I might point out that there aren't even enough regular players in Port-a-Lucine to fill all 17 rooms of the Governor's Hotel at once. There are 12 Traveller's Suites, 4 Guest Suites, and 1 Penthouse. They are relatively expensive to maintain and keep, though not untoward in price compared to Port-a-Lucine-players' incomes. They renew every week. Admittedly, my character had his room for about six months, on and off. But that's because the character has lived inside of Port-a-Lucine, since early February. It was integral to his role play and allowed me to have conversations behind closed doors where any common joe can't just grab a key and check in on us, which is something that is fundamental to Port-a-Lucine's style of intrigue and deception.
This isn't including the Tenements, which is basically the Lady's Rest Inn Room-sized place, for 200 GP per RL month, and I think the Tenements have about ten or twelve rooms, too, but I may be mistaken.

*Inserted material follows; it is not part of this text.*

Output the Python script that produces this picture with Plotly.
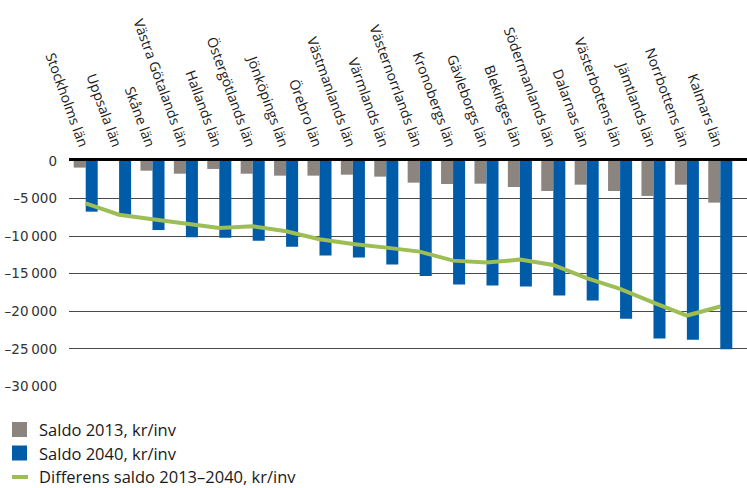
import plotly.graph_objects as go

# Län, ordered as plotted
lan = [
    "Stockholms län", "Uppsala län", "Skåne län", "Västra Götalands län",
    "Hallands län", "Östergötlands län", "Jönköpings län", "Örebro län",
    "Västmanlands län", "Värmlands län", "Västernorrlands län", "Kronobergs län",
    "Gävleborgs län", "Blekinges län", "Södermanlands län", "Dalarnas län",
    "Västerbottens län", "Jämtlands län", "Norrbottens län", "Kalmars län",
]

# Saldo 2013, kr/inv
saldo_2013 = [-880, 0, -1290, -1690, -1060, -1690, -1950, -1950, -1820, -2080,
              -2880, -3060, -3020, -3460, -3990, -3150, -3990, -4650, -3150, -5540]

# Saldo 2040, kr/inv
saldo_2040 = [-6740, -7180, -9180, -10150, -10200, -10600, -11400, -12590, -12860, -13790,
              -15290, -16450, -16580, -16710, -17910, -18570, -21010, -23630, -23800, -25040]

# Differens saldo 2013–2040, kr/inv
differens = [-5650, -7150, -7760, -8290, -8910, -8690, -9350, -10410, -11040, -11530,
             -12060, -13260, -13520, -13120, -13830, -15600, -17020, -18840, -20570, -19370]

series_names = ["Saldo 2013, kr/inv", "Saldo 2040, kr/inv", "Differens saldo 2013–2040, kr/inv"]
series_colors = ["#8c847f", "#005ca9", "#9dbd55"]

# Y-axis ticks
y_ticks = [0, -5000, -10000, -15000, -20000, -25000, -30000]
y_tick_text = ["0", "\u20135\u2009000", "\u201310\u2009000", "\u201315\u2009000",
               "\u201320\u2009000", "\u201325\u2009000", "\u201330\u2009000"]

FONT = "Open Sans, Noto Sans, sans-serif"
W, H = 747, 488
ML, MR, MT, MB = 69, 0, 161, 101

fig = go.Figure()
fig.add_trace(go.Bar(x=lan, y=saldo_2013, name=series_names[0],
                     marker=dict(color=series_colors[0], line=dict(width=0))))
fig.add_trace(go.Bar(x=lan, y=saldo_2040, name=series_names[1],
                     marker=dict(color=series_colors[1], line=dict(width=0))))
fig.add_trace(go.Scatter(x=lan, y=differens, name=series_names[2],
                         mode="lines", line=dict(color=series_colors[2], width=4)))


# Legend below the plot, laid out in pixel units converted to paper coordinates
def px_x(px):
    return (px - ML) / (W - ML - MR)


def px_y(py):
    return (H - MB - py) / (H - MT - MB)


row_centers = [429.5, 453, 476]
key_left, key_right, text_left = 12, 27, 37.5
shapes, annotations = [], []
for i, (name, color) in enumerate(zip(series_names, series_colors)):
    cy = row_centers[i]
    if i < 2:
        shapes.append(dict(type="rect", xref="paper", yref="paper",
                           x0=px_x(key_left), x1=px_x(key_right),
                           y0=px_y(cy + 7.5), y1=px_y(cy - 7.5),
                           fillcolor=color, line=dict(width=0), layer="above"))
    else:
        shapes.append(dict(type="line", xref="paper", yref="paper",
                           x0=px_x(key_left), x1=px_x(key_right + 1),
                           y0=px_y(cy + 1), y1=px_y(cy + 1),
                           line=dict(color=color, width=4), layer="above"))
    annotations.append(dict(xref="paper", yref="paper", x=px_x(text_left), y=px_y(cy),
                            xanchor="left", yanchor="middle", showarrow=False,
                            borderpad=0, text=name,
                            font=dict(size=16.5, color="#1a1a1a", family=FONT)))

fig.update_layout(
    width=W, height=H,
    margin=dict(l=ML, r=MR, t=MT, b=MB, autoexpand=False),
    paper_bgcolor="white", plot_bgcolor="white",
    barmode="group", bargap=0.28, bargroupgap=0,
    font=dict(family=FONT, color="#222222"),
    showlegend=False,
    shapes=shapes,
    annotations=annotations,
)

fig.update_xaxes(
    side="top", tickangle=70,
    range=[-0.5, 19.8],
    showgrid=False, zeroline=False,
    showline=True, linecolor="#000000", linewidth=2.5,
    ticks="", tickfont=dict(size=14, color="#1a1a1a"),
    layer="above traces", automargin=False,
)

fig.update_yaxes(
    range=[-30080, 0],
    tickvals=y_ticks, ticktext=y_tick_text,
    tickfont=dict(family="DejaVu Sans, sans-serif", size=13.5, color="#333333"),
    showgrid=True, gridcolor="#4a4a4a", gridwidth=1,
    zeroline=False, showline=False, ticks="",
    ticklabelstandoff=11, automargin=False,
)

fig.write_html("out.html")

So player 'housing' in Port-a-Lucine is roughly 30 rooms, give or take, large, and that's over half of our active playerbase at any given time. There's never a lack of rooms, there's just a lack of the 'fancy' rooms that everyone covets. People are spoiled, and want the Penthouse, or one of the Guest Suites and throw a tantrum when they don't have it. But the people who usually have it, using them enough to justify the 1,500 GP - 10,000 GP price of the bill, depending on which room and how many keys you're renting out, per week.
Now, this being said, I don't really see a way or a place beyond the Blood o' The Vine that could be useful in Barovia as a similar system, because Barovia isn't about intrigue and politics, and secret closed-door hush-hush scheming. Barovia is about IADUL OUTLANDERS and the beasts of the night trying to murder and destroy everything.
What I WOULD like to point out and propose, however, is how difficult it is to get any resemblance of privacy on this server. It is considered wholly legit, IC, right-now, to be able to go through and take a key from the Lady's Rest, and open all the doors just to peep on what's going on behind them. I can't tell you how many times people just catch a man and a woman in there and the rumors start, or how many times someone is trying to have a closed conversation and the door is opened just as someone speaks. People want privacy, and in order to find their privacy, they are forced to go to unpopular areas of the server where they are less likely to be happened upon. Say, the Wachter Estate. The commons in Outpost Krezk, Blood o' The Vine (which is what was stated as the opposite intent..) and the Fishing Lodge, to do their clandestine, closed-door meetings. This is actually a contributing factor that is doing the opposite of the intent, forcing people to go far away from the common areas of the server, just so they can be alone and talk about whatever it is they're talking about. People will do that, whether you try to corral them with nonsensical OOC incentives or not.
So, to counteract this, I propose we change up the scripting behind a lot of the taverns, so that each room has a different key, and is a different room. You talk to Bianca, the script checks to see if any of the rooms are currently occupied or the key is rented out. The renting lasts until you walk back out of the room, and the key disappears from your pocket, or the room has no entities inside of them with the key on them. If you go in an opposite direction of Bianca, into the main room, you step on a trigger that also forces you to lose the key, to keep people from buying a key and holding on to it.